Reproduce the data below in full and exclude every picture.

******

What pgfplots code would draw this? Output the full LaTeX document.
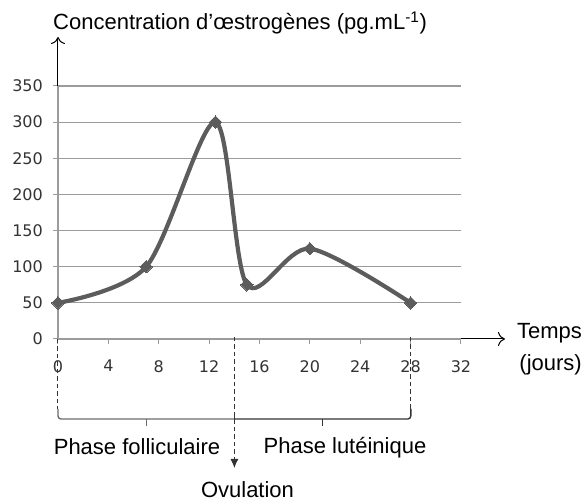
\documentclass[border=0pt]{standalone}
\usepackage{pgfplots}
\pgfplotsset{compat=1.18}
\usepackage{fontspec}
\setmainfont{Liberation Sans}
\newfontfamily\tickfont{DejaVu Sans}
\usetikzlibrary{arrows.meta}
\definecolor{curve}{RGB}{92,92,92}
\definecolor{gridc}{RGB}{155,155,155}
\begin{document}
\begin{tikzpicture}[x=1pt,y=1pt]
\useasboundingbox (-58,-162) rectangle (524,339);
\begin{axis}[
  at={(0,0)}, anchor=origin,
  scale only axis, width=403pt, height=253pt,
  xmin=0, xmax=32, ymin=0, ymax=350,
  axis x line*=bottom, axis y line*=left,
  axis line style={gridc, line width=1.1pt},
  xtick={0,4,...,32}, ytick={0,50,...,350},
  tick align=outside, major tick length=5pt,
  tick style={gridc, line width=1pt},
  ymajorgrids, grid style={gridc, line width=1.1pt},
  /pgf/number format/assume math mode=true,
  ticklabel style={font=\tickfont\fontsize{16}{16}\selectfont, text=black!80},
  yticklabel style={inner sep=0pt, xshift=-10pt},
  xticklabel style={inner sep=0pt, yshift=-16pt},
  clip=false,
]
\addplot[curve, line width=4.2pt, smooth, tension=0.5, mark=square*, mark size=4.4pt,
  mark options={fill=curve, draw=curve, line width=0pt, rotate=45}]
  coordinates {(0,50) (7,100) (12.5,300) (15,75) (20,125) (28,50)};
\end{axis}
% axis arrows
\draw[line width=1pt, -{To[length=7pt,width=14pt]}] (0,253) -- (0,302);
\draw[line width=1pt, -{To[length=7pt,width=14pt]}] (403,0) -- (447,0);
% dashed lines and brackets
\def\d{12.6}
\draw[black!80, line width=1pt, dash pattern=on 4.5pt off 3pt] (0,0) -- (0,-70);
\draw[black!80, line width=1pt, dash pattern=on 4.5pt off 3pt] (28*\d,2) -- (28*\d,-70);
\draw[black!80, line width=1pt, dash pattern=on 4.5pt off 3pt, -{Latex[length=9pt,width=8pt]}] (14*\d,2) -- (14*\d,-129);
\draw[gridc!70!black, line width=1.4pt, rounded corners=3pt] (0,-70) -- (0,-80) -- (14*\d,-80);
\draw[black!80, line width=1.4pt, rounded corners=3pt] (14*\d,-80) -- (28*\d,-80) -- (28*\d,-70);
\draw[black!80, line width=1.4pt] (14*\d,-80) -- (14*\d,-73);
\draw[gridc!70!black, line width=1.3pt] (7*\d,-80) -- (7*\d,-87);
\draw[black!80, line width=1.3pt] (21*\d,-80) -- (21*\d,-87);
% texts
\node[anchor=west, inner sep=0pt, font=\fontsize{22}{26}\selectfont] at (-5,316) {Concentration d’œstrogènes (pg.mL\textsuperscript{-1})};
\node[anchor=east, inner sep=0pt, font=\fontsize{22}{26}\selectfont] at (524,6) {Temps};
\node[anchor=east, inner sep=0pt, font=\fontsize{22}{26}\selectfont] at (524,-26) {(jours)};
\node[inner sep=0pt, font=\fontsize{22}{26}\selectfont] at (79,-108) {Phase folliculaire};
\node[inner sep=0pt, font=\fontsize{22}{26}\selectfont] at (287,-109) {Phase lutéinique};
\node[inner sep=0pt, font=\fontsize{22}{26}\selectfont] at (189.5,-151) {Ovulation};
\end{tikzpicture}
\end{document}
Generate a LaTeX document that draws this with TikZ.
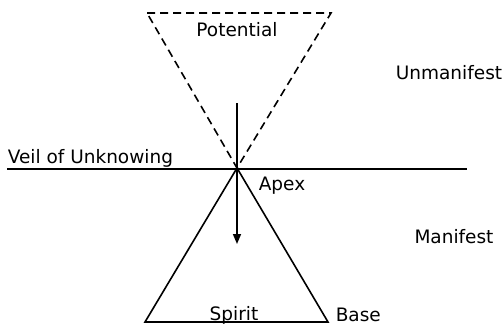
\documentclass[tikz,border=0pt]{standalone}
\usepackage{fontspec}
\setmainfont{DejaVu Sans}
\usetikzlibrary{arrows.meta}
\begin{document}
\begin{tikzpicture}[x=1pt,y=-1pt, line width=1.6pt,
  lbl/.style={font=\fontsize{18.5}{20}\selectfont, inner sep=0pt},
  dashline/.style={dash pattern=on 8pt off 5pt}]
\useasboundingbox (0,0) rectangle (503,325);
\coordinate (apex) at (237,168);
\coordinate (tl) at (147,13);
\coordinate (tr) at (331,13);
\coordinate (bl) at (145,322);
\coordinate (br) at (328,322);
\coordinate (vl) at (7,169);
\coordinate (vr) at (467,169);
\coordinate (as) at (237,103);
\coordinate (ae) at (237,244);
\draw[dashline] (tl) -- (tr) -- (apex) -- cycle;
\draw (vl) -- (vr);
\draw[line join=miter] (apex) -- (bl) -- (br) -- cycle;
\draw[-{Triangle[length=10pt,width=8pt]}] (as) -- (ae);
\node[lbl] (pot) at (237,30) {Potential};
\node[lbl] (unm) at (449,73) {Unmanifest};
\node[lbl] (man) at (454,237) {Manifest};
\node[lbl, anchor=base west] (veil) at (7,163) {Veil of Unknowing};
\node[lbl, anchor=west] (apx) at (258,186) {Apex};
\node[lbl, anchor=base] (spi) at (234,320) {Spirit};
\node[lbl, anchor=base west] (bas) at (335,321) {Base};
\end{tikzpicture}
\end{document}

******

TASK SOLUTION →
What pgfplots code would draw this? Output the full LaTeX document.
\documentclass[border=0pt]{standalone}
\usepackage{pgfplots}
\pgfplotsset{compat=1.18}
\usepackage{fontspec}
\setmainfont{Liberation Sans}
\newfontfamily\tickfont{DejaVu Sans}
\usetikzlibrary{arrows.meta}
\definecolor{curve}{RGB}{92,92,92}
\definecolor{gridc}{RGB}{155,155,155}
\begin{document}
\begin{tikzpicture}[x=1pt,y=1pt]
\useasboundingbox (-58,-162) rectangle (524,339);
\begin{axis}[
  at={(0,0)}, anchor=origin,
  scale only axis, width=403pt, height=253pt,
  xmin=0, xmax=32, ymin=0, ymax=350,
  axis x line*=bottom, axis y line*=left,
  axis line style={gridc, line width=1.1pt},
  xtick={0,4,...,32}, ytick={0,50,...,350},
  tick align=outside, major tick length=5pt,
  tick style={gridc, line width=1pt},
  ymajorgrids, grid style={gridc, line width=1.1pt},
  /pgf/number format/assume math mode=true,
  ticklabel style={font=\tickfont\fontsize{16}{16}\selectfont, text=black!80},
  yticklabel style={inner sep=0pt, xshift=-10pt},
  xticklabel style={inner sep=0pt, yshift=-16pt},
  clip=false,
]
\addplot[curve, line width=4.2pt, smooth, tension=0.5, mark=square*, mark size=4.4pt,
  mark options={fill=curve, draw=curve, line width=0pt, rotate=45}]
  coordinates {(0,50) (7,100) (12.5,300) (15,75) (20,125) (28,50)};
\end{axis}
% axis arrows
\draw[line width=1pt, -{To[length=7pt,width=14pt]}] (0,253) -- (0,302);
\draw[line width=1pt, -{To[length=7pt,width=14pt]}] (403,0) -- (447,0);
% dashed lines and brackets
\def\d{12.6}
\draw[black!80, line width=1pt, dash pattern=on 4.5pt off 3pt] (0,0) -- (0,-70);
\draw[black!80, line width=1pt, dash pattern=on 4.5pt off 3pt] (28*\d,2) -- (28*\d,-70);
\draw[black!80, line width=1pt, dash pattern=on 4.5pt off 3pt, -{Latex[length=9pt,width=8pt]}] (14*\d,2) -- (14*\d,-129);
\draw[gridc!70!black, line width=1.4pt, rounded corners=3pt] (0,-70) -- (0,-80) -- (14*\d,-80);
\draw[black!80, line width=1.4pt, rounded corners=3pt] (14*\d,-80) -- (28*\d,-80) -- (28*\d,-70);
\draw[black!80, line width=1.4pt] (14*\d,-80) -- (14*\d,-73);
\draw[gridc!70!black, line width=1.3pt] (7*\d,-80) -- (7*\d,-87);
\draw[black!80, line width=1.3pt] (21*\d,-80) -- (21*\d,-87);
% texts
\node[anchor=west, inner sep=0pt, font=\fontsize{22}{26}\selectfont] at (-5,316) {Concentration d’œstrogènes (pg.mL\textsuperscript{-1})};
\node[anchor=east, inner sep=0pt, font=\fontsize{22}{26}\selectfont] at (524,6) {Temps};
\node[anchor=east, inner sep=0pt, font=\fontsize{22}{26}\selectfont] at (524,-26) {(jours)};
\node[inner sep=0pt, font=\fontsize{22}{26}\selectfont] at (79,-108) {Phase folliculaire};
\node[inner sep=0pt, font=\fontsize{22}{26}\selectfont] at (287,-109) {Phase lutéinique};
\node[inner sep=0pt, font=\fontsize{22}{26}\selectfont] at (189.5,-151) {Ovulation};
\end{tikzpicture}
\end{document}
Generate a LaTeX document that draws this with TikZ.
\documentclass[tikz,border=0pt]{standalone}
\usepackage{fontspec}
\setmainfont{DejaVu Sans}
\usetikzlibrary{arrows.meta}
\begin{document}
\begin{tikzpicture}[x=1pt,y=-1pt, line width=1.6pt,
  lbl/.style={font=\fontsize{18.5}{20}\selectfont, inner sep=0pt},
  dashline/.style={dash pattern=on 8pt off 5pt}]
\useasboundingbox (0,0) rectangle (503,325);
\coordinate (apex) at (237,168);
\coordinate (tl) at (147,13);
\coordinate (tr) at (331,13);
\coordinate (bl) at (145,322);
\coordinate (br) at (328,322);
\coordinate (vl) at (7,169);
\coordinate (vr) at (467,169);
\coordinate (as) at (237,103);
\coordinate (ae) at (237,244);
\draw[dashline] (tl) -- (tr) -- (apex) -- cycle;
\draw (vl) -- (vr);
\draw[line join=miter] (apex) -- (bl) -- (br) -- cycle;
\draw[-{Triangle[length=10pt,width=8pt]}] (as) -- (ae);
\node[lbl] (pot) at (237,30) {Potential};
\node[lbl] (unm) at (449,73) {Unmanifest};
\node[lbl] (man) at (454,237) {Manifest};
\node[lbl, anchor=base west] (veil) at (7,163) {Veil of Unknowing};
\node[lbl, anchor=west] (apx) at (258,186) {Apex};
\node[lbl, anchor=base] (spi) at (234,320) {Spirit};
\node[lbl, anchor=base west] (bas) at (335,321) {Base};
\end{tikzpicture}
\end{document}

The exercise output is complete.